How federal data center consolidation has evolved in 2016
Mar 09, 2016
Over the past six years, federal data centers have undergone a number of changes. The 2010 Federal Data Center Consolidation Initiative and the 2014 Federal Information Technology Acquisition Reform Act have redefined limits for these facilities and have aimed to minimize the overall sprawl across government agencies. While these two efforts have done a lot to reduce the space, equipment, energy and other resources taken up by data centers, there is still a lot of work to do before government groups can reach their established goals. Let's take a look at the current state of government data center consolidation:
Savings already being seen
Data centers take up a lot of capital to operate efficiently. Funds must be put into power, cooling, equipment maintenance and other efforts, often resulting in costly bills to keep the facility running at optimal levels. However, there is a lot of progress that has been made since FDCCI was first enacted. Out of the 10,584 identified federal data centers, 3,125 of them have already been closed, and another 2,078 are scheduled to follow suit by 2019, eWEEK reported. These consolidation efforts are expected to yield $8.2 billion in savings through fiscal year 2019.
While these initiatives have already started yielding benefits for many federal agencies, there is still some work to be done. Data Center Knowledge noted that Power Usage Effectiveness will need to be lower than 1.5 by September 2018 for all federal data centers that are not closing. To meet this mandate, it will be important to remember that a data center has been redefined as being any room that contains at least one server. As groups work to further limit their data center, they will likely see more boosts in the form of efficient operations and cost savings.
"If improving the PUE in that timeframe is not cost effective, an agency has to look for ways to run the workloads the data center supports elsewhere, such as a cloud service or a data center shared with another agency," Data Center Knowledge editor in chief Yevgeniy Sverdlik wrote.
Doing more to expand consolidation
The progress that federal agencies have made is plain to see, but they could still be doing more to expand their consolidation efforts. In an interview with Federal Times, Brocade Federal vice president Anthony Robbins noted that the original goals weren't aggressive enough, and that the government should be able to operate on 1,000 data centers. However, the funding necessary to achieve such a lofty initiative is a major obstacle, and it raises questions on how to optimize the data centers that are left once the dust settles.
"So much of the IT money that they have today is being spent on architecture that they built yesterday," Robbins said. "Yesterday's infrastructure is going to become more costly at an increasing and accelerating rate because of the hyper growth happening in our IT industry."

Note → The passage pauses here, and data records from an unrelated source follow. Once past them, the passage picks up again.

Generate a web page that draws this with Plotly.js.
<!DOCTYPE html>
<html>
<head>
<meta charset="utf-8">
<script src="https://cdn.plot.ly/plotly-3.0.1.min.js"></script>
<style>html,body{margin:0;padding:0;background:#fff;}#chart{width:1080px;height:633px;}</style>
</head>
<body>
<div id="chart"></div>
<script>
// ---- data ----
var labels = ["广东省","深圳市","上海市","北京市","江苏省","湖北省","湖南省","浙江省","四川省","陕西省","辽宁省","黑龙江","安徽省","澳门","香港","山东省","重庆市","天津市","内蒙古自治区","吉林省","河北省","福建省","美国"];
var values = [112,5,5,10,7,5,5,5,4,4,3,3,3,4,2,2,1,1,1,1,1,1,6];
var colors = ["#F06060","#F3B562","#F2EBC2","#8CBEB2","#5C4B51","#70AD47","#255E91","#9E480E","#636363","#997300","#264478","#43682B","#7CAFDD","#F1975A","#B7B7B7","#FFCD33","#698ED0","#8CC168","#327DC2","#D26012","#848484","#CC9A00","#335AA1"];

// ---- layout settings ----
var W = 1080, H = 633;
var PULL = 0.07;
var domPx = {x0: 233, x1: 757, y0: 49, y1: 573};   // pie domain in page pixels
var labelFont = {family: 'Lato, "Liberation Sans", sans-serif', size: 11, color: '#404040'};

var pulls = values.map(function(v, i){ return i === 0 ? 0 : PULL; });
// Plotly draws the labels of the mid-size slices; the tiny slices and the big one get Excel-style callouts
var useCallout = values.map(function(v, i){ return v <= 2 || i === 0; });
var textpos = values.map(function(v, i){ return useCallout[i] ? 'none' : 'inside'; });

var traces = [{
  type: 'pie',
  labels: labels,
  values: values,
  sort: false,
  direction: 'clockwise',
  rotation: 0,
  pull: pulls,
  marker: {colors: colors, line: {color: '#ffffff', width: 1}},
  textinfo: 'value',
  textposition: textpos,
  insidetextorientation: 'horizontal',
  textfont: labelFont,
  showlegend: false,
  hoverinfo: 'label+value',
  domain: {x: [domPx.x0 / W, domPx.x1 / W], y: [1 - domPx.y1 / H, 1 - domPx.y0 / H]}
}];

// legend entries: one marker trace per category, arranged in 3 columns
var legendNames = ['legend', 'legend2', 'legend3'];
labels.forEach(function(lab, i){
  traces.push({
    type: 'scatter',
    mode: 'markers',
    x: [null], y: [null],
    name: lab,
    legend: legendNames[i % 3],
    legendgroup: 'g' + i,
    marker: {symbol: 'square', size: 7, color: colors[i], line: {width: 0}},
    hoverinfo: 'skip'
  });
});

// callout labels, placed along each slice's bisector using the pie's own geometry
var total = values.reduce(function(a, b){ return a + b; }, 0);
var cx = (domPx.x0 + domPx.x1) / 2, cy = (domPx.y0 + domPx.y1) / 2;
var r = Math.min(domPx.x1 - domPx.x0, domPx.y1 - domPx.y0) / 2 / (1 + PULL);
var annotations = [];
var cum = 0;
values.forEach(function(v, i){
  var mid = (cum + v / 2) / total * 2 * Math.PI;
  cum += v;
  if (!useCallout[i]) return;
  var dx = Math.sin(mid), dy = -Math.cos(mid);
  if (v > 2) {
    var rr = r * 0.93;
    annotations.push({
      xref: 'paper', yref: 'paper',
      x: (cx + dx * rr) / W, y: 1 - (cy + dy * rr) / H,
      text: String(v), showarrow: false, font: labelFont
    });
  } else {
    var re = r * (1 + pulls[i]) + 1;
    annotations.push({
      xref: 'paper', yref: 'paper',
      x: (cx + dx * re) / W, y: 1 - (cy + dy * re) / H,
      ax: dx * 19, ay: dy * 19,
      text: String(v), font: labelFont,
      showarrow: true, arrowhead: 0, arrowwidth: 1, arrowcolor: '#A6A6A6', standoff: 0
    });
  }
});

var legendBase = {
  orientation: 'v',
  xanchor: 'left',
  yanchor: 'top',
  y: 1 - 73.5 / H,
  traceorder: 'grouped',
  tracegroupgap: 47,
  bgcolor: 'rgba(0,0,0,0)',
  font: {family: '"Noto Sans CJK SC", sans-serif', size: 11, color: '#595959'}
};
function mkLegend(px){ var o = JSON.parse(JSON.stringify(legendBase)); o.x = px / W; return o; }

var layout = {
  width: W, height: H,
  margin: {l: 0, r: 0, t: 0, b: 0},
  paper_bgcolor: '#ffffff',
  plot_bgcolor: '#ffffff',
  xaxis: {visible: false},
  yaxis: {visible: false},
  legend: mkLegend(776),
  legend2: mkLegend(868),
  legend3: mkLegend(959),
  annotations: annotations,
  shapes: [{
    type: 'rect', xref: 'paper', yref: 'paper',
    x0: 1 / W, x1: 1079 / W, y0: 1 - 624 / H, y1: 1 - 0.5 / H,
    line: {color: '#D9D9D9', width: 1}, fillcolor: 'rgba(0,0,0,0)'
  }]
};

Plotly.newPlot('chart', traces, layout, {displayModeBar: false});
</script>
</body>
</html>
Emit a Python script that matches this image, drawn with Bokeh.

In an effort to stem the data center issue, the White House's Office of Management and Budget has released a memo that will impact all agency efforts. The memo stated that data centers cannot be built or expanded on without approval from the Office of the Federal CIO. Agencies must prove that the new facility or expansion is absolutely necessary in order to gain the green light for their project. This new initiative will help reduce the data center sprawl and help close more facilities that aren't needed.
Organizations rely on data centers to do business, but the sprawl of these facilities has gotten out of hand. The federal mandates have made significant headway to meet established closure goals, but agencies must still make efforts to optimize performance on all fronts.